- GIVEN INFORMATION -
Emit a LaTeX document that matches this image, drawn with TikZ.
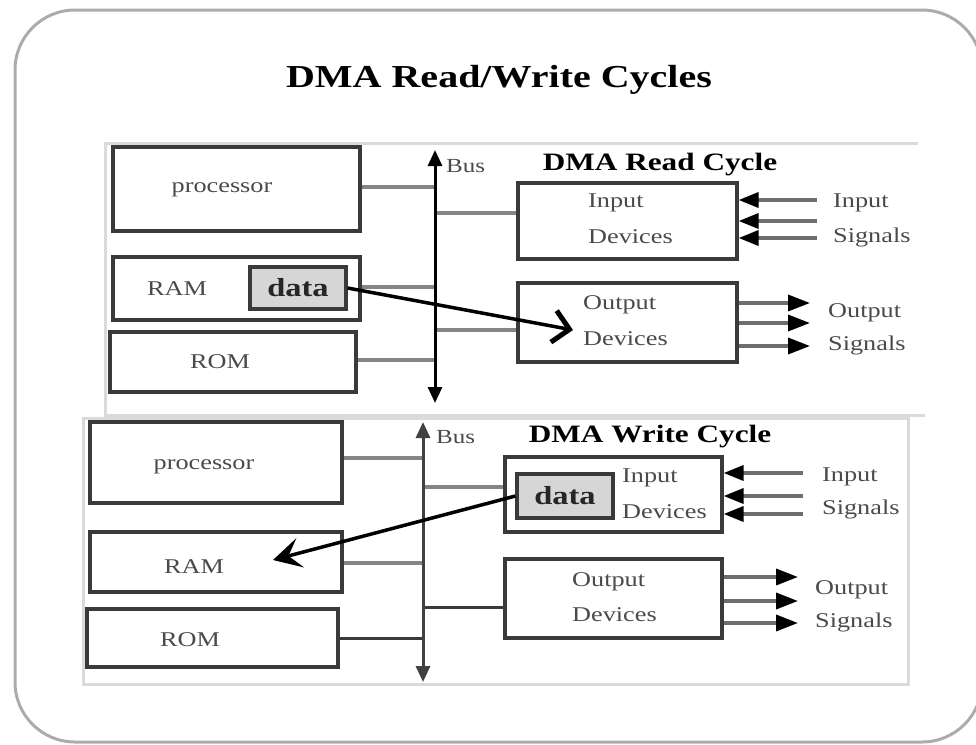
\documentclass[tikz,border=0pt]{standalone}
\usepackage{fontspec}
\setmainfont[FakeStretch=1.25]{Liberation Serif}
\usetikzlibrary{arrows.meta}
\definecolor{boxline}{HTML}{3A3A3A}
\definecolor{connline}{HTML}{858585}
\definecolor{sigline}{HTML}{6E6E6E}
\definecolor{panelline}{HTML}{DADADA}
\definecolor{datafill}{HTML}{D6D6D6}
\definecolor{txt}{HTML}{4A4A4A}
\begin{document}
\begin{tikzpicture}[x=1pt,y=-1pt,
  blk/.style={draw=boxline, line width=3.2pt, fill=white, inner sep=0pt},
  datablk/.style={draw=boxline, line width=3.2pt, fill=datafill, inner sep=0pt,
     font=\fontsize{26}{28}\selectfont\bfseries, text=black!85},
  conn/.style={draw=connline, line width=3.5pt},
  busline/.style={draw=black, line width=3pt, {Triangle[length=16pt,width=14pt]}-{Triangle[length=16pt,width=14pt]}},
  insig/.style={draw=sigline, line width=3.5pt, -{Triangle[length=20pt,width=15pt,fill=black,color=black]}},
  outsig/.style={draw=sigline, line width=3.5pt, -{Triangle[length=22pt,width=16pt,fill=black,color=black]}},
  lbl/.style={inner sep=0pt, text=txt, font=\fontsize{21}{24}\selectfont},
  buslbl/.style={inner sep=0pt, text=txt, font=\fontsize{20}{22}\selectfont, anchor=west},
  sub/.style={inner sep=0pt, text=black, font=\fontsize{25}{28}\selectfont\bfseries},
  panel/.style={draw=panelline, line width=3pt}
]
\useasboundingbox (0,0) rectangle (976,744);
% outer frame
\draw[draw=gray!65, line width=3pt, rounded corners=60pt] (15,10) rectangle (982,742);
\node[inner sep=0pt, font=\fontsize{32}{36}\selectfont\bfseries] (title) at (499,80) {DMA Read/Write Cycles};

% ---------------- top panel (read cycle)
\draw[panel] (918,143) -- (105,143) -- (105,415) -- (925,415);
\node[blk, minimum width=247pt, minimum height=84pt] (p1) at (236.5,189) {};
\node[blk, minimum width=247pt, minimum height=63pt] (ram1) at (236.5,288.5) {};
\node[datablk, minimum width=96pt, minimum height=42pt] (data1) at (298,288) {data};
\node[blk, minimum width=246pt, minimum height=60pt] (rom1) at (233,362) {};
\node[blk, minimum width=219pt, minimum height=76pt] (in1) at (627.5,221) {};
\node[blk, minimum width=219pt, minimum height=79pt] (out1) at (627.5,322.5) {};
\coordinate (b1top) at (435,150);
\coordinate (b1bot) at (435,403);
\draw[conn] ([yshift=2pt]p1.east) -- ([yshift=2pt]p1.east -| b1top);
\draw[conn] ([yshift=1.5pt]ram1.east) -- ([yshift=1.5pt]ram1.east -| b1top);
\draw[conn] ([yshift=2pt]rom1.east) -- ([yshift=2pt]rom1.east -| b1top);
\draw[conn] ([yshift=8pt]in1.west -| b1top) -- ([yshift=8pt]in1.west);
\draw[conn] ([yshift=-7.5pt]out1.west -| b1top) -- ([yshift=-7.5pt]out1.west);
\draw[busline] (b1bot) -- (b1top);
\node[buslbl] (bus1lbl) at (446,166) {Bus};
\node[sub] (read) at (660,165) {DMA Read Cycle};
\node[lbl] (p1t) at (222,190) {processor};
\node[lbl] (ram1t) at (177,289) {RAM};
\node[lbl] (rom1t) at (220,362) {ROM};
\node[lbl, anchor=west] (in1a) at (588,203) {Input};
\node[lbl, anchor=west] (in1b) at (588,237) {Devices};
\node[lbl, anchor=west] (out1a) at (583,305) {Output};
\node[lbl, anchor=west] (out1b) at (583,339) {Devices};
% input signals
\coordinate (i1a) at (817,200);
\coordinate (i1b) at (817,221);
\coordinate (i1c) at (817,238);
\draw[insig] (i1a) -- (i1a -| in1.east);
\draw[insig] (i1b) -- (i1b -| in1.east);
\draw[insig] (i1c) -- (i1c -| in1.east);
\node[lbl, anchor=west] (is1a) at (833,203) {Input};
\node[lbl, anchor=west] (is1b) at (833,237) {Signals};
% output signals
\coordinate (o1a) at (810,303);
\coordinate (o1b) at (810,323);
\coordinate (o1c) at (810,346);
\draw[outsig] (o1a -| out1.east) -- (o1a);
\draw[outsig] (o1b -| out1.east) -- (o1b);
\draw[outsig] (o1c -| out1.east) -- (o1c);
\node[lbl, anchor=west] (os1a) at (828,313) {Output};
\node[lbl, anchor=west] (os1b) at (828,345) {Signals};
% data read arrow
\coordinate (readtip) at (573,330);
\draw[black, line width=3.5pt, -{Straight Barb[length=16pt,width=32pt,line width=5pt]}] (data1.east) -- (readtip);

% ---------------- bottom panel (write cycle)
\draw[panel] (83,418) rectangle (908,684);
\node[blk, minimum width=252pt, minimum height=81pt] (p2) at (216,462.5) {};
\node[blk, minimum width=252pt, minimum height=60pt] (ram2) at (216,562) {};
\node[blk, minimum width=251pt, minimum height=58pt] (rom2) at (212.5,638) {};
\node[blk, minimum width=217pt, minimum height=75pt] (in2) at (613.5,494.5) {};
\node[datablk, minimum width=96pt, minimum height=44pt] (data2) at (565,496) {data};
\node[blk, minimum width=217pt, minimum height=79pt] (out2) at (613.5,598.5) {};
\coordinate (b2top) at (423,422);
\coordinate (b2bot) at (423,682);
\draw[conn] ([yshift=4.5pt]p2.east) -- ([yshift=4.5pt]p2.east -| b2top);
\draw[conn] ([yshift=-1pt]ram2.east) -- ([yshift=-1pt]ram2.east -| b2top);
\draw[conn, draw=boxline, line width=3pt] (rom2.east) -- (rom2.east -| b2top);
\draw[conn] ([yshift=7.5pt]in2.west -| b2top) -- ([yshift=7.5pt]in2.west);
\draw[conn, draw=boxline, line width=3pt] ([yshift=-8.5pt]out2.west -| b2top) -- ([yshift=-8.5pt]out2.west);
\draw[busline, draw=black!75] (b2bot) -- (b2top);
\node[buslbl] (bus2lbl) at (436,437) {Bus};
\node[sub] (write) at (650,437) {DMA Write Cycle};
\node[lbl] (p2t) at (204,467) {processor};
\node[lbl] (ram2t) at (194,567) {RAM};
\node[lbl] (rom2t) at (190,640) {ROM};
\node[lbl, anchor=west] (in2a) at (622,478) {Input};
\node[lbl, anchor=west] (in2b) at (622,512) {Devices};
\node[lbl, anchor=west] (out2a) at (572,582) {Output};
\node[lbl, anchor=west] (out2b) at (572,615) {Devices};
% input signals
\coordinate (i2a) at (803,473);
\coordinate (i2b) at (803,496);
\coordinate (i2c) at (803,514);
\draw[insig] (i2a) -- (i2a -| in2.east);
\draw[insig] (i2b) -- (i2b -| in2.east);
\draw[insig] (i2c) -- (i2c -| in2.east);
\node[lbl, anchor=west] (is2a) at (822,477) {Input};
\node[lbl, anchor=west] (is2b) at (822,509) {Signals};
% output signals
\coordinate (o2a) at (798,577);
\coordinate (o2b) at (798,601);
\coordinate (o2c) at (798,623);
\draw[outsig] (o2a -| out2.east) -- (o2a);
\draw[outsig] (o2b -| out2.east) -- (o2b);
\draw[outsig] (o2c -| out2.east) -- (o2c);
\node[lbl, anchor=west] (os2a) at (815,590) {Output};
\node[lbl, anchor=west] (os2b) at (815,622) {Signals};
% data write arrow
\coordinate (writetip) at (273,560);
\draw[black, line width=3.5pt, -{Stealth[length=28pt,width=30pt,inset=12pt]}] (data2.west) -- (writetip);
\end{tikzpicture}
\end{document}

- YOUR GOAL -
Omit the pictures, then repeat exactly each line from the beginning of the listing through the line with "(title) at (499,80)".

- RESULT OF THE EXERCISE -
Emit a LaTeX document that matches this image, drawn with TikZ.
\documentclass[tikz,border=0pt]{standalone}
\usepackage{fontspec}
\setmainfont[FakeStretch=1.25]{Liberation Serif}
\usetikzlibrary{arrows.meta}
\definecolor{boxline}{HTML}{3A3A3A}
\definecolor{connline}{HTML}{858585}
\definecolor{sigline}{HTML}{6E6E6E}
\definecolor{panelline}{HTML}{DADADA}
\definecolor{datafill}{HTML}{D6D6D6}
\definecolor{txt}{HTML}{4A4A4A}
\begin{document}
\begin{tikzpicture}[x=1pt,y=-1pt,
  blk/.style={draw=boxline, line width=3.2pt, fill=white, inner sep=0pt},
  datablk/.style={draw=boxline, line width=3.2pt, fill=datafill, inner sep=0pt,
     font=\fontsize{26}{28}\selectfont\bfseries, text=black!85},
  conn/.style={draw=connline, line width=3.5pt},
  busline/.style={draw=black, line width=3pt, {Triangle[length=16pt,width=14pt]}-{Triangle[length=16pt,width=14pt]}},
  insig/.style={draw=sigline, line width=3.5pt, -{Triangle[length=20pt,width=15pt,fill=black,color=black]}},
  outsig/.style={draw=sigline, line width=3.5pt, -{Triangle[length=22pt,width=16pt,fill=black,color=black]}},
  lbl/.style={inner sep=0pt, text=txt, font=\fontsize{21}{24}\selectfont},
  buslbl/.style={inner sep=0pt, text=txt, font=\fontsize{20}{22}\selectfont, anchor=west},
  sub/.style={inner sep=0pt, text=black, font=\fontsize{25}{28}\selectfont\bfseries},
  panel/.style={draw=panelline, line width=3pt}
]
\useasboundingbox (0,0) rectangle (976,744);
% outer frame
\draw[draw=gray!65, line width=3pt, rounded corners=60pt] (15,10) rectangle (982,742);
\node[inner sep=0pt, font=\fontsize{32}{36}\selectfont\bfseries] (title) at (499,80) {DMA Read/Write Cycles};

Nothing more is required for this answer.